Configuration file
The configuration file is necessary to specify where the pipeline can find the input files that it needs for a proper execution. An example for a ready-to-use config.yml is presented during the tutorial of the pipeline. Below is a table with currently implemented options, exemplary parameters, and a corresponding description for each field.

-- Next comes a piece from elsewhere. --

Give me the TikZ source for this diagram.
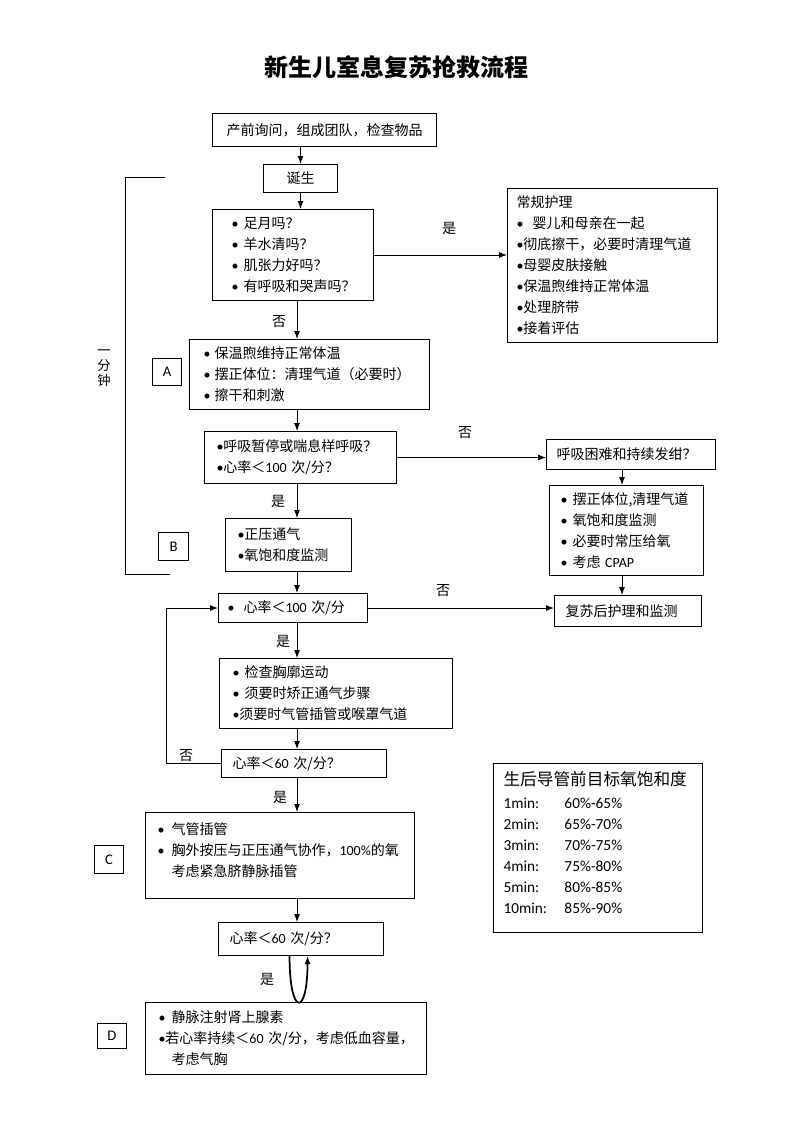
\documentclass[tikz,border=0pt]{standalone}
\usepackage{fontspec}
\setmainfont{Noto Sans CJK SC}
\newfontfamily\lat{Carlito}
\usetikzlibrary{arrows.meta}
\newcommand{\dotb}{{\lat •}}
\newcommand{\bsp}[1][9pt]{\makebox[#1][l]{\dotb}}
\newcommand{\fs}{\fontsize{10.5}{15.75}\selectfont}
\tikzset{
  box/.style={draw, line width=0.75pt, anchor=north west, align=left, inner ysep=0pt, font=\fs},
  tag/.style={draw, line width=0.75pt, anchor=north west, inner sep=0pt, font=\lat\fontsize{11}{13}\selectfont},
  lbl/.style={inner sep=0.75pt, font=\fs},
  arr/.style={-{Latex[length=6pt,width=4.5pt]}, line width=0.75pt},
}

\begin{document}
\begin{tikzpicture}[x=0.75pt,y=0.75pt,yscale=-1,xscale=1]
\useasboundingbox (0,0) rectangle (793,1122);

% Title
\node[font=\fontsize{18}{20}\selectfont\bfseries] (title) at (396,67) {新生儿室息复苏抢救流程};

% Boxes, main column
\node[box, align=center, text width=168pt, inner xsep=0pt, minimum height=24.75pt] (prep) at (212,113) {产前询问，组成团队，检查物品};
\node[box, align=center, text width=55.5pt, inner xsep=0pt, minimum height=21pt] (birth) at (263,164) {诞生};
\node[box, text width=92.25pt, inner xsep=14.25pt, minimum height=68.25pt] (assess) at (212,209)
  {\bsp 足月吗？\\ \bsp 羊水清吗？\\ \bsp 肌张力好吗？\\ \bsp 有呼吸和哭声吗？};
\node[box, text width=159pt, inner xsep=10.5pt, minimum height=52.5pt] (resA) at (189,339)
  {\bsp[8.25pt]保温煦维持正常体温\\ \bsp[8.25pt]摆正体位：清理气道（必要时）\\ \bsp[8.25pt]擦干和刺激};
\node[box, text width=126pt, inner xsep=9pt, minimum height=39pt] (breath) at (204,431)
  {\dotb 呼吸暂停或喘息样呼吸？\\ \mbox{\dotb 心率＜{\lat 100 }次/分？}};
\node[box, text width=76.5pt, inner xsep=9pt, minimum height=39.75pt] (ppv) at (225,518)
  {\dotb 正压通气\\ \dotb 氧饱和度监测};
\node[box, text width=98.25pt, inner xsep=6.75pt, minimum height=21.75pt] (hr100) at (218,593)
  {\mbox{\bsp[12pt]心率＜{\lat 100 }次/分}};
\node[box, text width=155.25pt, inner xsep=9.75pt, minimum height=52.5pt] (check) at (219,658)
  {\bsp 检查胸廓运动\\ \bsp 须要时矫正通气步骤\\ \dotb 须要时气管插管或喉罩气道};
\node[box, text width=107.25pt, inner xsep=8.25pt, minimum height=21pt] (hr60) at (221,749)
  {\mbox{心率＜{\lat 60 }次/分？}};
\node[box, text width=183.75pt, inner xsep=9pt, minimum height=64.5pt] (comp) at (145,812)
  {\bsp[10.5pt]气管插管\\ \mbox{\bsp[10.5pt]胸外按压与正压通气协作，{\lat 100\%}的氧}\\ \hspace*{10.5pt}考虑紧急脐静脉插管\\[-6.75pt]\mbox{}};
\node[box, text width=107.25pt, inner xsep=8.25pt, minimum height=24.75pt] (hr60b) at (218,922)
  {\mbox{心率＜{\lat 60 }次/分？}};
\node[box, text width=191.25pt, inner xsep=9.75pt, minimum height=54pt] (drug) at (145,1002)
  {\bsp[9.75pt]静脉注射肾上腺素\\ \mbox{\dotb 若心率持续＜{\lat 60 }次/分，考虑低血容量，}\\ \hspace*{9.75pt}考虑气胸};

% Boxes, right column
\node[box, text width=144pt, inner xsep=6.75pt, minimum height=115.5pt] (routine) at (507,188)
  {常规护理\\ \bsp[12pt]婴儿和母亲在一起\\ \dotb 彻底擦干，必要时清理气道\\ \dotb 母婴皮肤接触\\ \dotb 保温煦维持正常体温\\ \dotb 处理脐带\\ \dotb 接着评估};
\node[box, text width=111.75pt, inner xsep=7.5pt, minimum height=22.5pt] (distress) at (546,439)
  {呼吸困难和持续发绀？};
\node[box, text width=99pt, inner xsep=8.25pt, minimum height=67.5pt] (cpap) at (549,485)
  {\bsp 摆正体位,清理气道\\ \bsp 氧饱和度监测\\ \bsp 必要时常压给氧\\ \mbox{\bsp 考虑 {\lat CPAP}}};
\node[box, text width=93.75pt, inner xsep=8.25pt, minimum height=23.25pt] (post) at (554,595)
  {复苏后护理和监测};
\node[box, text width=141.75pt, inner xsep=7.5pt, minimum height=126.75pt, font=\lat\fontsize{11.5}{15.75}\selectfont] (spo2) at (493,763)
  {{\rmfamily\fontsize{12.5}{15}\selectfont 生后导管前目标氧饱和度}\\[1.5pt]
   \makebox[45.75pt][l]{1min:}60\%-65\%\\
   \makebox[45.75pt][l]{2min:}65\%-70\%\\
   \makebox[45.75pt][l]{3min:}70\%-75\%\\
   \makebox[45.75pt][l]{4min:}75\%-80\%\\
   \makebox[45.75pt][l]{5min:}80\%-85\%\\
   \makebox[45.75pt][l]{10min:}85\%-90\%\\[-6.75pt]\mbox{}};

% Step tags
\node[tag, minimum width=21.75pt, minimum height=20.25pt] (tagA) at (152,358) {A};
\node[tag, minimum width=22.5pt, minimum height=21pt] (tagB) at (158,532) {B};
\node[tag, minimum width=21.75pt, minimum height=21pt] (tagC) at (94,845) {C};
\node[tag, minimum width=21.75pt, minimum height=18.75pt] (tagD) at (97,1023) {D};

% One minute bracket
\draw[line width=0.75pt] (165,177) -- (125,177) -- (125,574) -- (170,574);
\node[lbl, align=center, font=\fontsize{10}{11}\selectfont] (onemin) at (104,368) {一\\分\\钟};

% Connectors
\coordinate (ax) at (297,0);
\coordinate (bx) at (622,0);
\draw[arr] (birth.north |- prep.south) -- (birth.north);
\draw[arr] (birth.south) -- (birth.south |- assess.north);
\draw[arr] (assess.east) -- (assess.east -| routine.west);
\draw[arr] (assess.south -| ax) -- (resA.north -| ax);
\draw[arr] (resA.south -| ax) -- (breath.north -| ax);
\draw[arr] (breath.east) -- (breath.east -| distress.west);
\draw[arr] (distress.south -| bx) -- (cpap.north -| bx);
\draw[arr] (cpap.south -| bx) -- (post.north -| bx);
\draw[arr] (breath.south -| ax) -- (ppv.north -| ax);
\draw[arr] (ppv.south -| ax) -- (hr100.north -| ax);
\draw[arr] (hr100.east) -- (hr100.east -| post.west);
\draw[arr] (hr100.south -| ax) -- (check.north -| ax);
\draw[arr] (check.south -| ax) -- (hr60.north -| ax);
\draw[arr] (hr60.west) -- ++(-55,0) |- (hr100.west);
\draw[arr] (hr60.south -| ax) -- (comp.north -| ax);
\draw[arr] (comp.south -| ax) -- (hr60b.north -| ax);
\draw[arr, line width=1.3pt] ([xshift=-8.6pt]hr60b.south) .. controls +(0,61) and +(0,61) .. ([xshift=4.9pt]hr60b.south);

% Branch labels
\node[lbl] (yes1) at (449,228) {是};
\node[lbl] (no1) at (279,322) {否};
\node[lbl] (no2) at (465,433) {否};
\node[lbl] (yes2) at (278,501) {是};
\node[lbl] (no3) at (443,591) {否};
\node[lbl] (yes3) at (283,641) {是};
\node[lbl] (no4) at (186,756) {否};
\node[lbl] (yes4) at (280,797) {是};
\node[lbl] (yes5) at (267,979) {是};

\end{tikzpicture}
\end{document}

| Parameter | Exemplary value | Description |
|---|---|---|
experiment |
tutorial |
Name of the experiment. |
samples |
S1: /path/to/S1.bam S2: /path/to/S2.bam |
Paths to BAM files for the samples. Each sample should have its file path defined. |
processing_dir |
/path/to/outdir |
Directory where output files will be saved. |
threads |
10 |
Number of threads to be used for the execution. Increasing this value will mainly speed up minimap2 and BLASTN, as these are the computationally heaviest steps. If your number of insertion sites is low, the pipeline will already be very fast. |
insertion_fasta |
/path/to/construct.fa |
Path to the construct sequence file in FASTA format. |
blastn_db |
/path/to/blastNdb |
BLASTN database for reference nucleotides to check matches with the insertion sequence. If the insertion sequence contains reference genome parts, the matches here are needed to evaluate the true positive detections. |
splitmode |
Buffer, Split, or Join |
Mode used for processing reads based on the insertion:
|
fragment_size |
100 |
Size of fragments (in bp) for splitting sequences. Fragments of this size will be used to construct the BLASTN database of the insertion sequence. |
bridging_size |
300 |
Acceptable gap size (in bp) before splitting the longest consecutive interval. It is recommended to customize this parameter according to the underlying read quality and insertion length. |
MinLength |
1 |
Minimum read length (in bp) for BLASTN matches processing. |
MAPQ |
10 |
Minimum mapping quality score for reads. Filtering is applied after the modification of the reads with insertions. |
MinInsertionLength |
500 |
Minimum length (in bp) of insertions to be detected. This is dependent on the respective insertion and potentially its matches with the reference genome. |
ref_genome_ctrl |
/path/to/ref.fa |
Reference genome file in FASTA format. |
annotate_{key} |
/path/to/annotate_{key}.bed |
Only required for functional_genomics. Sorted annotation file in BED6 format. Four columns (chr, start, stop, id) must be provided. If less than six columns are provided, the empty columns are filled with .. If more than six columns are provided, these are discarded. Several annotation files can be provided via separate lines in the config. |
detection |
rules/detection.smk |
Snakemake rule file for the detection and localization of insertions. |
quality_control |
rules/qc.smk |
Snakemakerule file for the quality control of reads and insertions. |
functional_genomics |
rules/functional_genomics.smk |
Optional Snakemake rule file for the functional annotation of insertions on the genome level. |
base_modifications |
rules/base_modifications.smk |
Optional Snakemake rule file for the generation of base modification tables from the modbam (MM/ML) tag. Requires MM/ML tags. |
Info
The parameter blastn_db is optional but recommended for the comparison of insertion_fasta to a healthy reference database.
Note
Custom rules can be added to the config in the same way as the standard rules listed above. Their output, however, needs to be defined additionlly in the Snakefile.